begin Stored data
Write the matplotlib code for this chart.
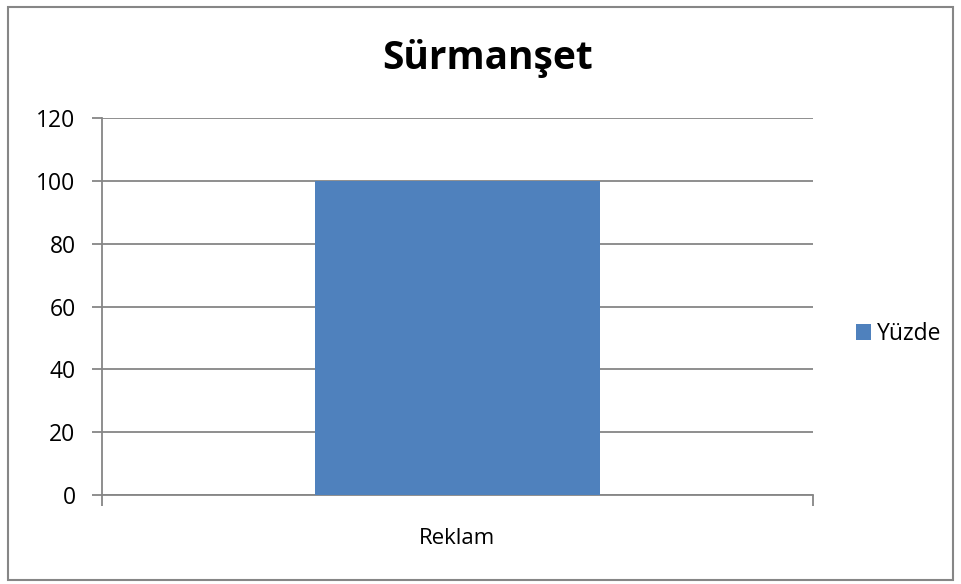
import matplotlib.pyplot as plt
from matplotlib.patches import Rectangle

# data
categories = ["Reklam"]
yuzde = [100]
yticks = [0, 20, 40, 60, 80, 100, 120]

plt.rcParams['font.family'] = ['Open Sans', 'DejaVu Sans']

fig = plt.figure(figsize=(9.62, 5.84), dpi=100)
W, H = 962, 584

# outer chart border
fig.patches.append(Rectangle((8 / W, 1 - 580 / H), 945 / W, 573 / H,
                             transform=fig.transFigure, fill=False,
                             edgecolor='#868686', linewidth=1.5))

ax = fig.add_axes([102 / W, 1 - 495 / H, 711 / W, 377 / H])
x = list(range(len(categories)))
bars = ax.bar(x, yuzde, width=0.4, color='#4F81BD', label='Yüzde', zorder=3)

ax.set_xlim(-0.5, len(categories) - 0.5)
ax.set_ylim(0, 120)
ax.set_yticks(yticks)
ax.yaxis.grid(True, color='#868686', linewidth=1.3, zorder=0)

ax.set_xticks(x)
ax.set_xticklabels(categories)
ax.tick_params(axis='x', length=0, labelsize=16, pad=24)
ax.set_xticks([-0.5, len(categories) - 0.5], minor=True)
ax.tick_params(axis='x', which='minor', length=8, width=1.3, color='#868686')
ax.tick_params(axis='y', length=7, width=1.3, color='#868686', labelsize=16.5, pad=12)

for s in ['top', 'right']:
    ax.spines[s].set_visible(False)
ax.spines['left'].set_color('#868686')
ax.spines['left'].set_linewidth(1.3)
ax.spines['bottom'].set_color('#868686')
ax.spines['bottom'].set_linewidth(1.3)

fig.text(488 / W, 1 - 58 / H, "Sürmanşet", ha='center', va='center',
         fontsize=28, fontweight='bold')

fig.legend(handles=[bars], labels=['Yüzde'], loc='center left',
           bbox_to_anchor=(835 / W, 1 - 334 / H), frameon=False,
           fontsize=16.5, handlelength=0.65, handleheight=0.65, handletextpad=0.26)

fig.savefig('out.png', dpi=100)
end Stored data
● **Directions**
From the first line above to the line containing "fontsize=28, fontweight='bold')", repeat each line exactly. Pictures stay out.

● **Response**
Write the matplotlib code for this chart.
import matplotlib.pyplot as plt
from matplotlib.patches import Rectangle

# data
categories = ["Reklam"]
yuzde = [100]
yticks = [0, 20, 40, 60, 80, 100, 120]

plt.rcParams['font.family'] = ['Open Sans', 'DejaVu Sans']

fig = plt.figure(figsize=(9.62, 5.84), dpi=100)
W, H = 962, 584

# outer chart border
fig.patches.append(Rectangle((8 / W, 1 - 580 / H), 945 / W, 573 / H,
                             transform=fig.transFigure, fill=False,
                             edgecolor='#868686', linewidth=1.5))

ax = fig.add_axes([102 / W, 1 - 495 / H, 711 / W, 377 / H])
x = list(range(len(categories)))
bars = ax.bar(x, yuzde, width=0.4, color='#4F81BD', label='Yüzde', zorder=3)

ax.set_xlim(-0.5, len(categories) - 0.5)
ax.set_ylim(0, 120)
ax.set_yticks(yticks)
ax.yaxis.grid(True, color='#868686', linewidth=1.3, zorder=0)

ax.set_xticks(x)
ax.set_xticklabels(categories)
ax.tick_params(axis='x', length=0, labelsize=16, pad=24)
ax.set_xticks([-0.5, len(categories) - 0.5], minor=True)
ax.tick_params(axis='x', which='minor', length=8, width=1.3, color='#868686')
ax.tick_params(axis='y', length=7, width=1.3, color='#868686', labelsize=16.5, pad=12)

for s in ['top', 'right']:
    ax.spines[s].set_visible(False)
ax.spines['left'].set_color('#868686')
ax.spines['left'].set_linewidth(1.3)
ax.spines['bottom'].set_color('#868686')
ax.spines['bottom'].set_linewidth(1.3)

fig.text(488 / W, 1 - 58 / H, "Sürmanşet", ha='center', va='center',
         fontsize=28, fontweight='bold')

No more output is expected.